*** Supplied data

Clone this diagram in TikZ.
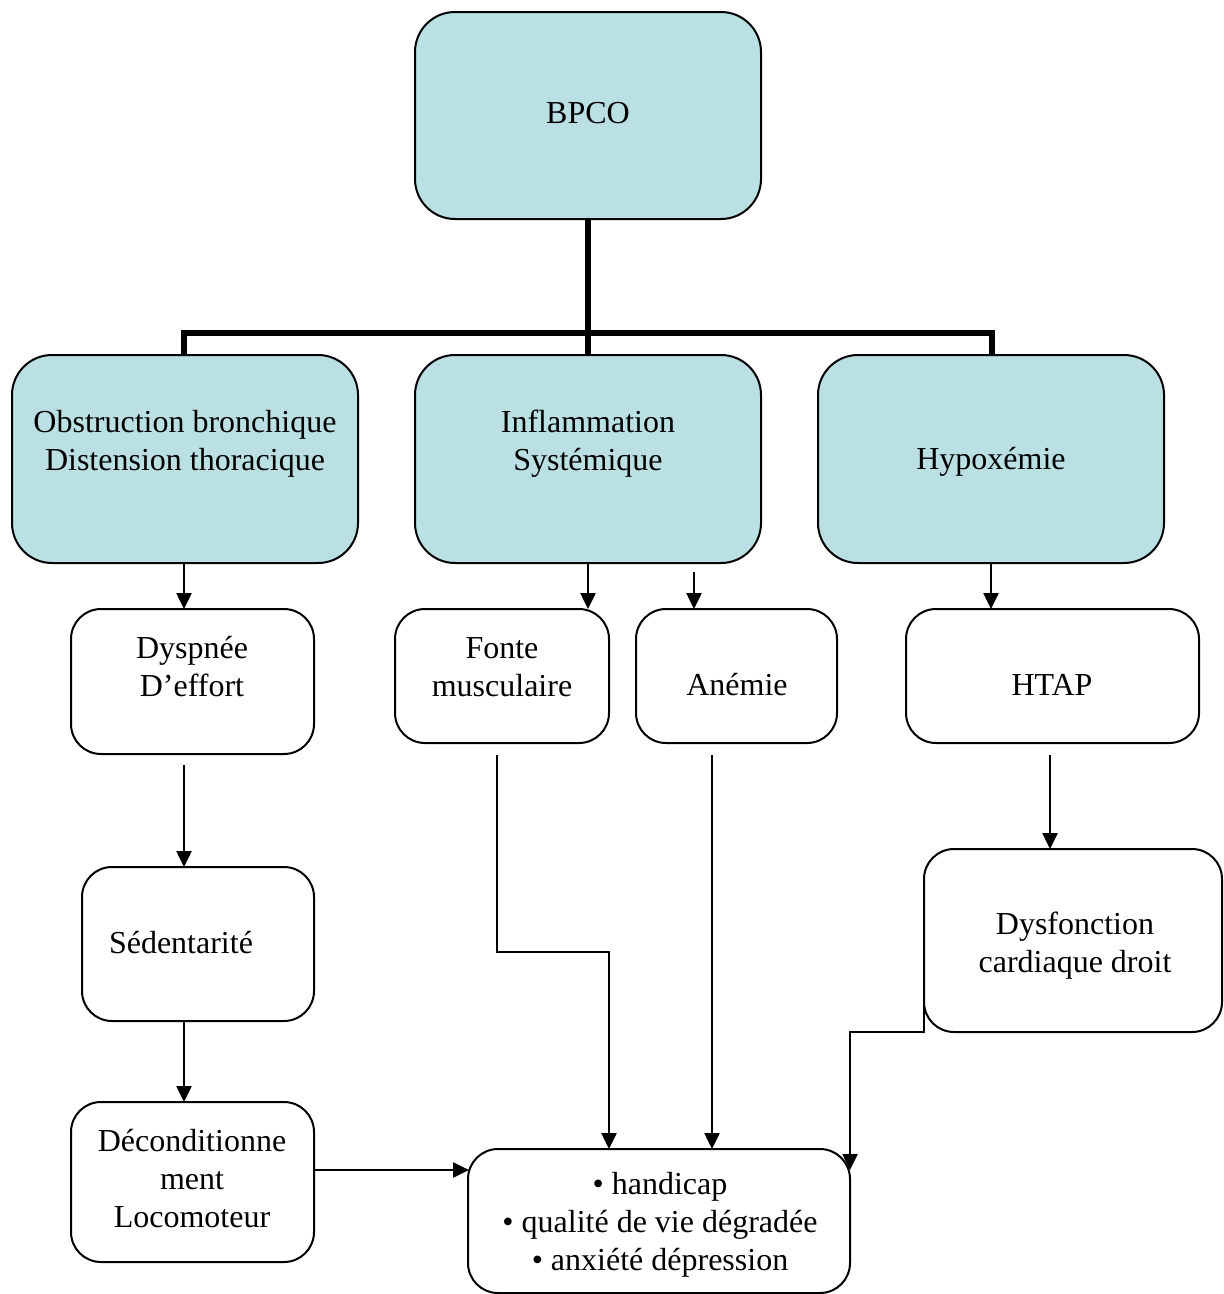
\documentclass[tikz,border=0pt]{standalone}
\usepackage{fontspec}
\setmainfont{Liberation Serif}
\usetikzlibrary{arrows.meta}
\definecolor{boxblue}{HTML}{BAE0E3}
\tikzset{
  bigbox/.style={draw=black, line width=2pt, rounded corners=40pt, fill=boxblue},
  smallbox/.style={draw=black, line width=2pt, rounded corners=30pt, fill=white},
  lbl/.style={font=\fontsize{32}{38}\selectfont, align=center, inner sep=0pt},
  trunk/.style={line width=6pt},
  link/.style={line width=2.5pt, -{Triangle[length=16pt,width=15pt]}},
}
\begin{document}
\begin{tikzpicture}[x=1pt,y=-1pt]
\useasboundingbox (0,0) rectangle (1224,1294);
\clip (0,0) rectangle (1224,1294);
\fill[white] (0,0) rectangle (1224,1294);

% top level
\draw[bigbox] (415,12) rectangle (761,219);
\coordinate (bpco) at (588,219);
\node[lbl] (tBpco) at (588,113) {BPCO};

% three causes
\draw[bigbox] (12,355) rectangle (358,563);
\draw[bigbox] (415,355) rectangle (761,563);
\draw[bigbox] (818,355) rectangle (1164,563);
\node[lbl] (tObs) at (185,444) {Obstruction bronchique\\Distension thoracique};
\node[lbl] (tInf) at (588,444) {Inflammation\\Systémique};
\node[lbl] (tHyp) at (991,462) {Hypoxémie};

% thick tree
\coordinate (jl) at (184,333);
\coordinate (jr) at (992,333);
\coordinate (obsTop) at (184,355);
\coordinate (infTop) at (588,355);
\coordinate (hypTop) at (992,355);
\draw[trunk] (bpco) -- (infTop);
\draw[trunk, line cap=butt] (obsTop) -- (jl) -- (jr) -- (hypTop);

% consequences, second row
\draw[smallbox] (71,609) rectangle (314,754);
\node[lbl] (tDys) at (192,667) {Dyspnée\\D’effort};
\draw[smallbox] (395,609) rectangle (609,743);
\node[lbl] (tFon) at (502,667) {Fonte\\musculaire};
\draw[smallbox] (636,609) rectangle (837,743);
\node[lbl] (tAne) at (737,685) {Anémie};
\draw[smallbox] (906,609) rectangle (1199,743);
\node[lbl] (tHta) at (1052,685) {HTAP};

% third row
\draw[smallbox] (82,867) rectangle (314,1021);
\node[lbl] (tSed) at (181,943) {Sédentarité};
\draw[smallbox] (924,849) rectangle (1222,1032);
\node[lbl] (tDcd) at (1075,946) {Dysfonction\\cardiaque droit};

% fourth row
\draw[smallbox] (71,1102) rectangle (314,1262);
\node[lbl] (tDec) at (192,1179) {Déconditionne\\ment\\Locomoteur};
\draw[smallbox] (468,1149) rectangle (850,1293);
\node[lbl] (tOut) at (660,1225) {• handicap\\• qualité de vie dégradée\\• anxiété dépression};

% connector end points
\coordinate (obsB) at (184,563);
\coordinate (dysT) at (184,609);
\coordinate (infB) at (588,563);
\coordinate (fonT) at (588,609);
\coordinate (aneS) at (694,572);
\coordinate (aneT) at (694,609);
\coordinate (hypB) at (991,563);
\coordinate (htaT) at (991,609);
\coordinate (dysS) at (184,765);
\coordinate (sedT) at (184,867);
\coordinate (sedB) at (184,1021);
\coordinate (decT) at (184,1102);
\coordinate (decR) at (314,1170);
\coordinate (outL) at (469,1170);
\coordinate (fonS) at (497,755);
\coordinate (fonK) at (497,952);
\coordinate (fonK2) at (609,952);
\coordinate (outT1) at (609,1149);
\coordinate (aneB) at (712,755);
\coordinate (outT2) at (712,1149);
\coordinate (htaS) at (1050,755);
\coordinate (dcdT) at (1050,849);
\coordinate (dcdL) at (924,893);
\coordinate (dcdK) at (924,1032);
\coordinate (dcdK2) at (850,1032);
\coordinate (outR) at (850,1170);

\draw[link] (obsB) -- (dysT);
\draw[link] (infB) -- (fonT);
\draw[link] (aneS) -- (aneT);
\draw[link] (hypB) -- (htaT);
\draw[link] (dysS) -- (sedT);
\draw[link] (sedB) -- (decT);
\draw[link] (decR) -- (outL);
\draw[link] (fonS) -- (fonK) -- (fonK2) -- (outT1);
\draw[link] (aneB) -- (outT2);
\draw[link] (htaS) -- (dcdT);
\draw[link] (dcdL) -- (dcdK) -- (dcdK2) -- (outR);
\end{tikzpicture}
\end{document}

******

Leave the pictures out, and print every line of the listing exactly as written.

## Completed task
Clone this diagram in TikZ.
\documentclass[tikz,border=0pt]{standalone}
\usepackage{fontspec}
\setmainfont{Liberation Serif}
\usetikzlibrary{arrows.meta}
\definecolor{boxblue}{HTML}{BAE0E3}
\tikzset{
  bigbox/.style={draw=black, line width=2pt, rounded corners=40pt, fill=boxblue},
  smallbox/.style={draw=black, line width=2pt, rounded corners=30pt, fill=white},
  lbl/.style={font=\fontsize{32}{38}\selectfont, align=center, inner sep=0pt},
  trunk/.style={line width=6pt},
  link/.style={line width=2.5pt, -{Triangle[length=16pt,width=15pt]}},
}
\begin{document}
\begin{tikzpicture}[x=1pt,y=-1pt]
\useasboundingbox (0,0) rectangle (1224,1294);
\clip (0,0) rectangle (1224,1294);
\fill[white] (0,0) rectangle (1224,1294);

% top level
\draw[bigbox] (415,12) rectangle (761,219);
\coordinate (bpco) at (588,219);
\node[lbl] (tBpco) at (588,113) {BPCO};

% three causes
\draw[bigbox] (12,355) rectangle (358,563);
\draw[bigbox] (415,355) rectangle (761,563);
\draw[bigbox] (818,355) rectangle (1164,563);
\node[lbl] (tObs) at (185,444) {Obstruction bronchique\\Distension thoracique};
\node[lbl] (tInf) at (588,444) {Inflammation\\Systémique};
\node[lbl] (tHyp) at (991,462) {Hypoxémie};

% thick tree
\coordinate (jl) at (184,333);
\coordinate (jr) at (992,333);
\coordinate (obsTop) at (184,355);
\coordinate (infTop) at (588,355);
\coordinate (hypTop) at (992,355);
\draw[trunk] (bpco) -- (infTop);
\draw[trunk, line cap=butt] (obsTop) -- (jl) -- (jr) -- (hypTop);

% consequences, second row
\draw[smallbox] (71,609) rectangle (314,754);
\node[lbl] (tDys) at (192,667) {Dyspnée\\D’effort};
\draw[smallbox] (395,609) rectangle (609,743);
\node[lbl] (tFon) at (502,667) {Fonte\\musculaire};
\draw[smallbox] (636,609) rectangle (837,743);
\node[lbl] (tAne) at (737,685) {Anémie};
\draw[smallbox] (906,609) rectangle (1199,743);
\node[lbl] (tHta) at (1052,685) {HTAP};

% third row
\draw[smallbox] (82,867) rectangle (314,1021);
\node[lbl] (tSed) at (181,943) {Sédentarité};
\draw[smallbox] (924,849) rectangle (1222,1032);
\node[lbl] (tDcd) at (1075,946) {Dysfonction\\cardiaque droit};

% fourth row
\draw[smallbox] (71,1102) rectangle (314,1262);
\node[lbl] (tDec) at (192,1179) {Déconditionne\\ment\\Locomoteur};
\draw[smallbox] (468,1149) rectangle (850,1293);
\node[lbl] (tOut) at (660,1225) {• handicap\\• qualité de vie dégradée\\• anxiété dépression};

% connector end points
\coordinate (obsB) at (184,563);
\coordinate (dysT) at (184,609);
\coordinate (infB) at (588,563);
\coordinate (fonT) at (588,609);
\coordinate (aneS) at (694,572);
\coordinate (aneT) at (694,609);
\coordinate (hypB) at (991,563);
\coordinate (htaT) at (991,609);
\coordinate (dysS) at (184,765);
\coordinate (sedT) at (184,867);
\coordinate (sedB) at (184,1021);
\coordinate (decT) at (184,1102);
\coordinate (decR) at (314,1170);
\coordinate (outL) at (469,1170);
\coordinate (fonS) at (497,755);
\coordinate (fonK) at (497,952);
\coordinate (fonK2) at (609,952);
\coordinate (outT1) at (609,1149);
\coordinate (aneB) at (712,755);
\coordinate (outT2) at (712,1149);
\coordinate (htaS) at (1050,755);
\coordinate (dcdT) at (1050,849);
\coordinate (dcdL) at (924,893);
\coordinate (dcdK) at (924,1032);
\coordinate (dcdK2) at (850,1032);
\coordinate (outR) at (850,1170);

\draw[link] (obsB) -- (dysT);
\draw[link] (infB) -- (fonT);
\draw[link] (aneS) -- (aneT);
\draw[link] (hypB) -- (htaT);
\draw[link] (dysS) -- (sedT);
\draw[link] (sedB) -- (decT);
\draw[link] (decR) -- (outL);
\draw[link] (fonS) -- (fonK) -- (fonK2) -- (outT1);
\draw[link] (aneB) -- (outT2);
\draw[link] (htaS) -- (dcdT);
\draw[link] (dcdL) -- (dcdK) -- (dcdK2) -- (outR);
\end{tikzpicture}
\end{document}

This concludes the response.